Я мог бы написать целую книгу только об одной этой трагедии последних трех лет войны, даже не исчерпав тему до конца. Последствия дефицита живой силы в армии совершенно ясно выявляются следующими статистическими данными: число ежемесячных потерь армии составляло в обычное время – не считая крупных сражений – в среднем 150-160 тыс. человек, из которых в среднем можно было заменить только 90-100 тыс. человек. Число рекрутов одной возрастной группы во время последующих нескольких лет составляло 550 тыс. человек; таким образом, поскольку по особому приказу войска СС получали сверх того 90 тыс. добровольцев (но такого числа никогда не набиралось), ВВС – 30 тыс. и столько же военно-морской флот, то это уже составляло почти одну треть от одновозрастной группы.

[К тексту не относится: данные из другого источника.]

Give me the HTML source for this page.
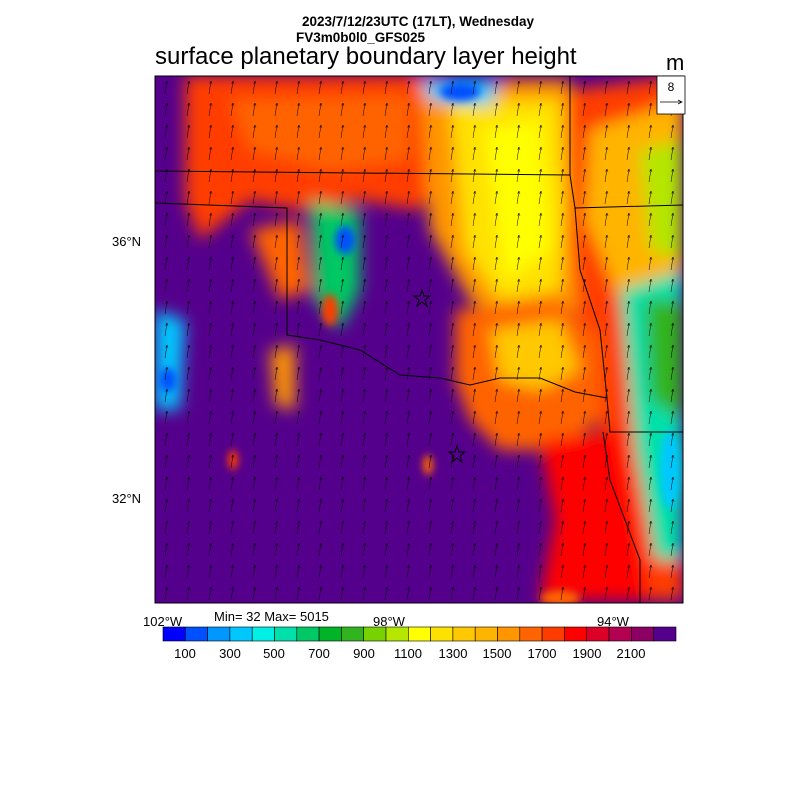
<!DOCTYPE html>
<html><head><style>
body{margin:0;background:#fff;}
svg{display:block}
text{font-family:"Liberation Sans",sans-serif;}
</style></head><body>
<svg width="800" height="800" viewBox="0 0 800 800" xmlns="http://www.w3.org/2000/svg">
<defs>
<filter id="b8" x="-50%" y="-50%" width="200%" height="200%"><feGaussianBlur stdDeviation="8"/></filter>
<filter id="b4" x="-50%" y="-50%" width="200%" height="200%"><feGaussianBlur stdDeviation="4"/></filter>
<clipPath id="pc"><rect x="155" y="76" width="528" height="527"/></clipPath>
<pattern id="arr" x="155" y="76" width="22" height="22" patternUnits="userSpaceOnUse">
<path d="M10 18 L12 5 M10.5 7.5 L12 5 L13 8" stroke="#000" stroke-width="0.5" fill="none"/>
</pattern>
</defs>
<text x="418" y="26" font-size="13.5" font-weight="bold" text-anchor="middle">2023/7/12/23UTC (17LT), Wednesday</text>
<text x="296" y="42" font-size="13.5" font-weight="bold">FV3m0b0l0_GFS025</text>
<text x="155" y="64" font-size="24">surface planetary boundary layer height</text>
<text x="666" y="70" font-size="22">m</text>
<g clip-path="url(#pc)">
<rect x="155" y="76" width="528" height="527" fill="#55008c"/>
<g filter="url(#b8)">
<path d="M185 76 L440 76 L460 140 L420 210 L360 200 L300 210 L250 200 L200 240 L185 200 Z" fill="#ff3c00"/>
<path d="M230 100 L410 95 L410 160 L330 170 L250 150 Z" fill="#ff6400"/>
<path d="M420 80 L570 80 L570 200 L600 300 L560 320 L510 330 L470 300 L430 230 Z" fill="#ff9600"/>
<path d="M450 100 L560 100 L565 200 L560 290 L500 300 L465 250 Z" fill="#ffe100"/>
<path d="M485 130 L540 120 L550 250 L505 280 Z" fill="#ffff00"/>
<path d="M570 90 L683 76 L683 600 L640 600 L600 520 L600 420 L580 340 L570 220 Z" fill="#ff3c00"/>
<path d="M590 130 L683 100 L683 280 L620 300 L585 220 Z" fill="#ffb400"/>
<path d="M640 150 L683 140 L683 260 L650 250 Z" fill="#b4e600"/>
<path d="M620 290 L683 270 L683 560 L655 560 L635 450 Z" fill="#00e0aa"/>
<path d="M645 300 L683 300 L683 420 L650 400 Z" fill="#32b41e"/>
<path d="M455 310 L560 300 L600 340 L600 420 L560 450 L500 450 L470 420 L455 380 Z" fill="#ff6400"/>
<path d="M490 330 L560 320 L580 370 L540 390 L500 380 Z" fill="#ffc800"/>
<path d="M540 440 L620 430 L650 600 L540 600 L555 520 Z" fill="#ff0000"/>
<path d="M310 200 L360 210 L360 290 L340 330 L315 300 Z" fill="#00c864"/>
<path d="M250 230 L300 220 L310 290 L280 300 Z" fill="#ff6400"/>
<path d="M270 350 L295 345 L295 410 L275 405 Z" fill="#ff9600"/>
<path d="M155 310 L185 320 L180 410 L155 410 Z" fill="#00c8ff"/>
<path d="M420 80 L500 80 L490 105 L430 100 Z" fill="#00c8ff"/>
</g>
<g filter="url(#b4)">
<ellipse cx="345" cy="240" rx="10" ry="14" fill="#0050ff"/>
<ellipse cx="460" cy="92" rx="20" ry="9" fill="#0050ff"/>
<ellipse cx="168" cy="380" rx="8" ry="12" fill="#0050ff"/>
<ellipse cx="670" cy="470" rx="10" ry="40" fill="#00c8ff"/>
<ellipse cx="428" cy="465" rx="5" ry="10" fill="#ff6400"/>
<ellipse cx="233" cy="460" rx="5" ry="10" fill="#ff3c00"/>
<ellipse cx="560" cy="598" rx="20" ry="8" fill="#ff6400"/>
<ellipse cx="330" cy="310" rx="8" ry="16" fill="#ff3c00"/>
</g>
<rect x="155" y="76" width="528" height="527" fill="url(#arr)"/>
<g stroke="#000" stroke-width="1" fill="none">
<path d="M155 171 L570 175"/>
<path d="M155 203 L287 208 L287 335 L320 340 L360 350 L400 375 L440 378 L470 385 L500 378 L540 378 L575 392 L607 398"/>
<path d="M570 76 L570 175 L575 208 L683 205"/>
<path d="M575 208 L580 270 L600 330 L607 398 L610 432 L683 432"/>
<path d="M603 432 L610 480 L625 520 L640 560 L640 603"/>
</g>
<path d="M422 290 l2 6 6 0 -5 4 2 6 -5 -4 -5 4 2 -6 -5 -4 6 0z" fill="none" stroke="#000"/>
<path d="M457 446 l2 6 6 0 -5 4 2 6 -5 -4 -5 4 2 -6 -5 -4 6 0z" fill="none" stroke="#000"/>
</g>
<rect x="155" y="76" width="528" height="527" fill="none" stroke="#000" stroke-width="1"/>
<rect x="657" y="76" width="28" height="38" fill="#fff" stroke="#000" stroke-width="0.8"/>
<text x="671" y="91" font-size="12" text-anchor="middle">8</text>
<path d="M660 102 L682 102 M678 100 L682 102 L678 104" stroke="#000" stroke-width="0.7" fill="none"/>
<text x="112" y="246" font-size="13">36°N</text>
<text x="112" y="503" font-size="13">32°N</text>
<text x="143" y="626" font-size="13">102°W</text>
<text x="373" y="626" font-size="13">98°W</text>
<text x="597" y="626" font-size="13">94°W</text>
<text x="214" y="621" font-size="13">Min= 32 Max= 5015</text>
<g stroke="#000" stroke-width="0.6">
<rect x="163.0" y="627" width="22.3" height="14" fill="#0000ff"/>
<rect x="185.3" y="627" width="22.3" height="14" fill="#0050ff"/>
<rect x="207.6" y="627" width="22.3" height="14" fill="#0096ff"/>
<rect x="229.9" y="627" width="22.3" height="14" fill="#00c8ff"/>
<rect x="252.2" y="627" width="22.3" height="14" fill="#00f0e6"/>
<rect x="274.5" y="627" width="22.3" height="14" fill="#00e0aa"/>
<rect x="296.8" y="627" width="22.3" height="14" fill="#00c864"/>
<rect x="319.1" y="627" width="22.3" height="14" fill="#00b428"/>
<rect x="341.4" y="627" width="22.3" height="14" fill="#32b41e"/>
<rect x="363.7" y="627" width="22.3" height="14" fill="#78d200"/>
<rect x="386.0" y="627" width="22.3" height="14" fill="#b4e600"/>
<rect x="408.3" y="627" width="22.3" height="14" fill="#ffff00"/>
<rect x="430.6" y="627" width="22.3" height="14" fill="#ffe100"/>
<rect x="452.9" y="627" width="22.3" height="14" fill="#ffc800"/>
<rect x="475.2" y="627" width="22.3" height="14" fill="#ffb400"/>
<rect x="497.5" y="627" width="22.3" height="14" fill="#ff9600"/>
<rect x="519.8" y="627" width="22.3" height="14" fill="#ff6400"/>
<rect x="542.1" y="627" width="22.3" height="14" fill="#ff3c00"/>
<rect x="564.4" y="627" width="22.3" height="14" fill="#ff0000"/>
<rect x="586.7" y="627" width="22.3" height="14" fill="#dc0028"/>
<rect x="609.0" y="627" width="22.3" height="14" fill="#b40050"/>
<rect x="631.3" y="627" width="22.3" height="14" fill="#8c0064"/>
<rect x="653.6" y="627" width="22.4" height="14" fill="#55008c"/>
</g>
<g font-size="13" text-anchor="middle">
<text x="185" y="658">100</text><text x="230" y="658">300</text><text x="274" y="658">500</text>
<text x="319" y="658">700</text><text x="364" y="658">900</text><text x="408" y="658">1100</text>
<text x="453" y="658">1300</text><text x="497" y="658">1500</text><text x="542" y="658">1700</text>
<text x="587" y="658">1900</text><text x="631" y="658">2100</text>
</g>
</svg>
</body></html>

Только с началом весенней распутицы, где-то в апреле 1942 г., наступления, проводимые русскими по всей линии Восточного фронта, стали ослабевать. Было совершенно очевидно, что их целью являлось не дать нам настоящей передышки, создавая кризисные моменты, атакуя нас то здесь, то там, без видимой стратегической цели. Единственные по-настоящему опасные ситуации, с тактической точки зрения, представляли собой глубокие клинья южнее Орла и Демьянский котел. В то время как последний был в конечном итоге сдан, появилась возможность начать окружение на юге, восточнее Полтавы, тем более что погодные условия и состояние почвы позволили нам начать операцию примерно на четыре недели раньше, чем на центральном и северном участках фронта, к тому же русские вынудили нас, предложив нам стратегически значимую цель, сконцентрировав здесь свои войска и усиливая свои атаки. Соответственно Гитлер решил предварить спланированную лично им летнюю операцию независимым наступлением против русского клина под Полтавой.